A dynamic and vibrant traveling exhibition now on at the Phillips Collection showcases the work of 50 extraordinary African and African American artists during an era of incredible social and political change.
African Modernism in America, 1947-67 tackles big themes — independence, civil rights, cultural diplomacy, urban life and the natural world — and there’s plenty for history buffs and students of politics to dig into. The curators delve into covert CIA funding to cultural groups, decolonization across Africa and the civil rights movement in the United States, for instance.
But the art itself doesn’t feel academic. What’s on display here is exploding with color and light, full of remarkable imagery and storytelling. There’s several works by the artist Skunder Boghossian, born in Ethiopia in 1937, that are particularly stunning. The exhibition notes he developed a philosophy of “Afro-metaphysics” and was also informed by surrealism, and it’s fascinating to see the world through his eyes, all geometric shapes and cave birds, icons and the natural world.

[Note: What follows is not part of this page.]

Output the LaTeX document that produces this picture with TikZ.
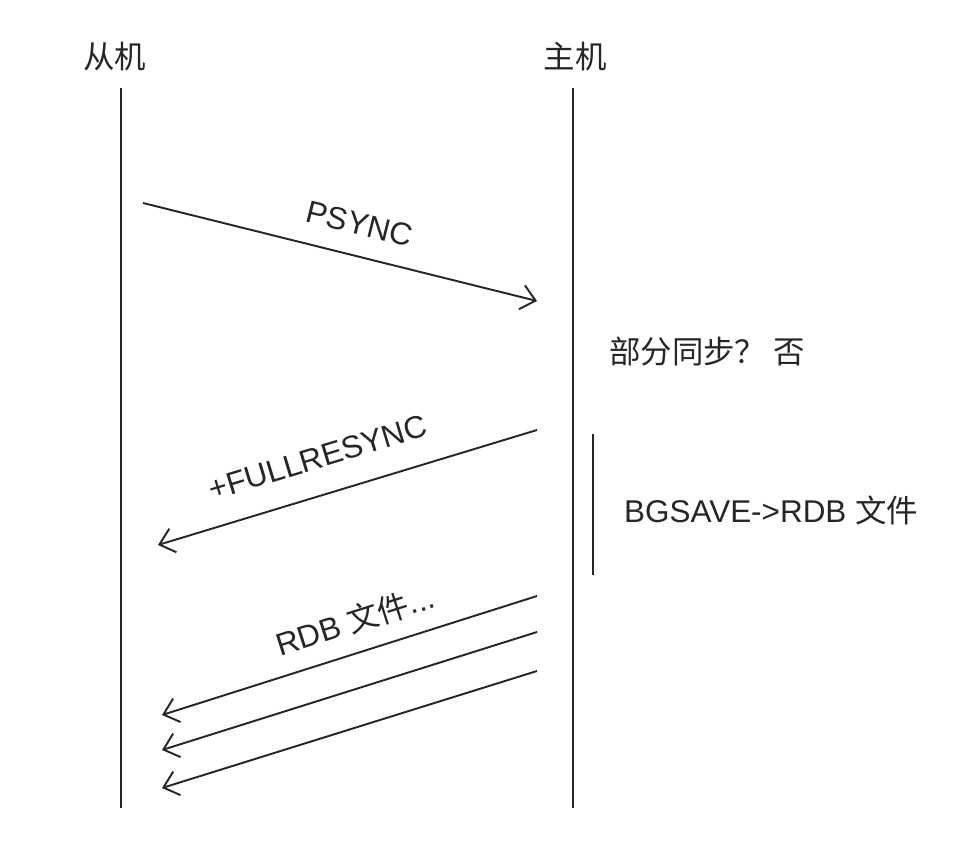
\documentclass[tikz,border=0pt]{standalone}
\usepackage{fontspec}
\setmainfont{Liberation Sans}
\newfontfamily\cjk{Noto Sans CJK SC}
\usetikzlibrary{arrows.meta}

\begin{document}
\begin{tikzpicture}[x=0.02cm, y=-0.02cm, font=\fontsize{17.9}{21}\selectfont,
  lifeline/.style={black!85, line width=1.1pt},
  msg/.style={black!85, line width=1.1pt, -{Straight Barb[length=8pt,width=14pt]}},
  lbl/.style={sloped, text=black!85}]
  \useasboundingbox (0,0) rectangle (958,846);

  % Two lifelines
  \node[text=black!85] (slave) at (115,57) {\cjk 从机};
  \node[text=black!85] (master) at (575,57) {\cjk 主机};
  \coordinate (slaveTop) at (121,88);
  \coordinate (slaveBot) at (121,808);
  \coordinate (masterTop) at (573,88);
  \coordinate (masterBot) at (573,808);
  \draw[lifeline] (slaveTop) -- (slaveBot);
  \draw[lifeline] (masterTop) -- (masterBot);

  % Message end points
  \coordinate (psyncFrom) at (143,203);
  \coordinate (psyncTo) at (537,301);
  \coordinate (fullFrom) at (537,430);
  \coordinate (fullTo) at (158,545);
  \coordinate (rdbFromA) at (537,596);
  \coordinate (rdbToA) at (162,715);
  \coordinate (rdbFromB) at (537,632);
  \coordinate (rdbToB) at (162,750);
  \coordinate (rdbFromC) at (537,671);
  \coordinate (rdbToC) at (162,788);

  % Messages
  \draw[msg] (psyncFrom) -- node[lbl, above=8pt, pos=0.53] (psync) {PSYNC} (psyncTo);
  \draw[msg] (fullFrom) -- node[lbl, above=11pt, pos=0.55] (full) {+FULLRESYNC} (fullTo);
  \draw[msg] (rdbFromA) -- node[lbl, above=6pt, pos=0.46] (rdb) {RDB {\cjk 文件}...} (rdbToA);
  \draw[msg] (rdbFromB) -- (rdbToB);
  \draw[msg] (rdbFromC) -- (rdbToC);

  % Master side notes
  \node[text=black!85] (partial) at (707,352) {\cjk 部分同步？ 否};
  \coordinate (saveTop) at (593,434);
  \coordinate (saveBot) at (593,575);
  \draw[lifeline] (saveTop) -- (saveBot);
  \node[anchor=west, text=black!85] (bgsave) at (618,510) {BGSAVE->RDB {\cjk 文件}};
\end{tikzpicture}
\end{document}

It should be noted that the show’s time period, from 1947-67, isn’t arbitrarily chosen. In addition to documenting a tumultuous, electric political moment globally, the exhibition’s end date coincides with the year the Harmon Foundation gave a major gift of modern African art to Fisk University after ceasing operations. The twenty-year period charted in the show traverses the post-WWII and Cold War landscape, when there was new enthusiasm behind Pan-Africanism as a cultural and political movement and dozens of new states achieved autonomy and independence from colonialism.
The exhibition does a deep dive into how artists responded to and engaged with that era of seismic change, and the new opportunities they had for travel and cultural diplomacy that transformed their work.
“A lot of the artists in the exhibition are responding to that moment of change in their work,” co-curator Perrin Lathrop told The Washington Diplomat in an interview. “And so I think that that’s one way to think about the time period of the exhibition, that it’s both really thinking deeply about this historical context, but then also the ways that artists are using their work to react and take ownership over that time period. So decolonization and civil rights movements are bringing individuals from Africa and its diaspora together politically, but also, this is the jet age, which is a sort of undercurrent of the exhibition.”
In the most visually arresting piece in the exhibition, Boghossian’s “Blue Composition” from 1967 — a masterpiece of acrylic, gouache and air brush on panel in the artist’s frame that’s in a private collection — a cosmic explosion of light and line and metaphysics invites visitors to take their time with the image before them. It’s distinct and blurred, all at once, and the horizontal and vertical bands allude to the kitab, or healing scrolls, of Ethiopia, the exhibition notes. The blues that range from royal to electric to pale blue dominate the scene with splashes of green, yellow, orange and white to create an unmissable experience.
Along with the prismatic abstraction of Boghossian, the exhibition also explores more narrative art styles, like that of South African artist Peter Clarke. “That Evening the Sun Goes Down,” centers the sun, a bright yellow orb at the heart of the scene surrounded by splintered orange light. But then you take in the rest of the picture: the township, with two men chatting, goats roaming the scene, a woman walking home with her basket on her head, chickens just to her side and a green plant stretches into the sky.
The work of Pilipili Mulongoy dives even deeper into imagery attuned to the natural world: in two remarkable paintings on display, “Crocodile Eating Fish” and “Snake Amid Flowers,” danger mixes with beauty and realism confronts legend amid swirling decorative motifs.
Next to these images visitors will find Rekyaelimoo Njau’s “The Load and the Hoe,” a lithograph on paper that represents the strength of Kikuyu women who lived in villages unsettled by the Mau Mau uprising. The rapid movement of the black and white lines mirrors a storm encircling the two women as they work the land and carry their babies despite, and through, the turbulent scene.
There’s also a contemporary commission from Ndidi Dike, “The Politics of Selection” — which Lathrop noted “highlights the contribution of women artists to the history of modernism in Africa” — on display that stretches the show’s thematic approach outside the bounds of its time period to today.
“The show really is about increasing the visibility of the contributions of African artists in the mid-20th century,” Lathrop said. “The social and political context is crucial for the show, but I hope that upon visiting visitors will also be able to take a close look at how individual works of art are operating as works of art.”
African Modernism in America, 1947-67 is on at the Phillips Collection through Jan. 7, 2024.